Tue, Aug 10, 2004 - Page 8 News List

Editorial: China is a growing menace

A once-civilized sports competition became a "war" between China and Japan in the 2004 Asian Cup final at the Workers' Stadium in Beijing. China's sports fans are sore losers. They besieged the Japanese team buses, pounded a limousine carrying a Japanese embassy official, and burned Japanese flags. This sort of irrational behavior sets an extremely bad example and displays the barbarity of the Chinese people, something they try so hard to hide from the eyes of the world.

The result of the match was not the main reason for these violent emotions. Even if there was dissatisfaction with the "hand of God" decision which gave Japan its second goal, Japan's victory is undisputed. The real reason for the riots is the historical hatred caused by the Sino-Japanese War 60 years ago. This hatred has been manipulated by Chinese officials and the media under their control to periodically rouse Chinese nationalism and anti-Japanese sentiment. Now, that same hatred has made Chinese fans incapable of accepting the loss of the Asian Cup to Japan.
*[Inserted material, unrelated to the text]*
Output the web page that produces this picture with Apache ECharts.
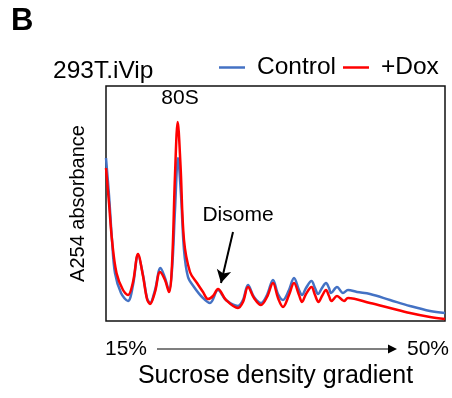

Now Japan has some idea of the hostility that China is capable of -- a hostility of which Taiwan has borne the brunt for over half a century. China has insisted that Taiwan is a part of its territory and continues to increase its verbal and military threats against this country. This country has shown nothing but goodwill in return -- not challenging the "one China" principle, but allowing Taiwanese businessmen to invest in China and trying to establish the three links across the Strait as soon as possible.

China, on the other hand, not only sneers at this, but continues to insist that Taiwan belongs to China. It has set out a timetable for attack, threatening to mobilize its troops if Taiwan continues to postpone unification.
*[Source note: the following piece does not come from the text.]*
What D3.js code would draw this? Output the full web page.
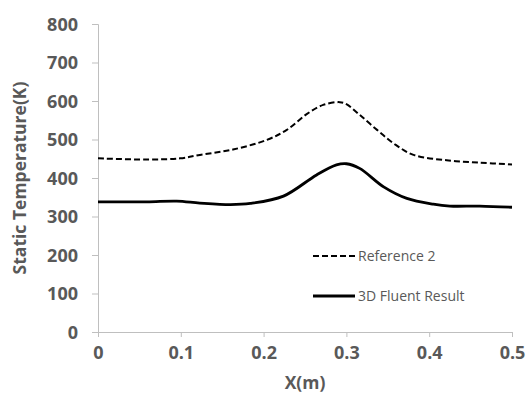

In fact, when it comes to China's wider ambitions for power, the football riots in Beijing are merely the tip of the iceberg. Following Singapore Deputy Prime Minister Lee Hsien Loong's (李顯龍) visit to Taiwan, Beijing immediately penalized Singapore, virtually suspending all official relations and postponed free trade negotiations. Singapore's leaders have always enjoyed good relations with Beijing in the past, and even notified Beijing prior to the visit. Regardless, they were not to be spared.

China is currently mobilizing its academics and media to promote the "northeastern development project," which aims at claiming what used to be the kingdom of Koguryo as its own. The South Korean foreign ministry has strongly protested this distortion of history, pointing out that Koguryo is intimately connected with the origin of the Korean people and is of the utmost importance to the Korean sense of identity. They have requested that China change its position on the issue, but Beijing has pushed responsibility for this down to regional governments and has refused South Korea's requests. China is creating a historical construct to substantiate claims to sovereignty over the Korean Peninsula that it may some day seek to realize. This is the ultimate aim of the "northeastern development project."

China's actions in the South China Sea have also led to anxiety among southeast Asian nations. Apart from its arms buildup, it has led the movement towards an ASEAN ten-plus-three alliance. China is increasing its influence through southeast Asia and the Pacific to counteract US influence there. The Pacific Ocean is already the front line in a "Cold War" between China and the US.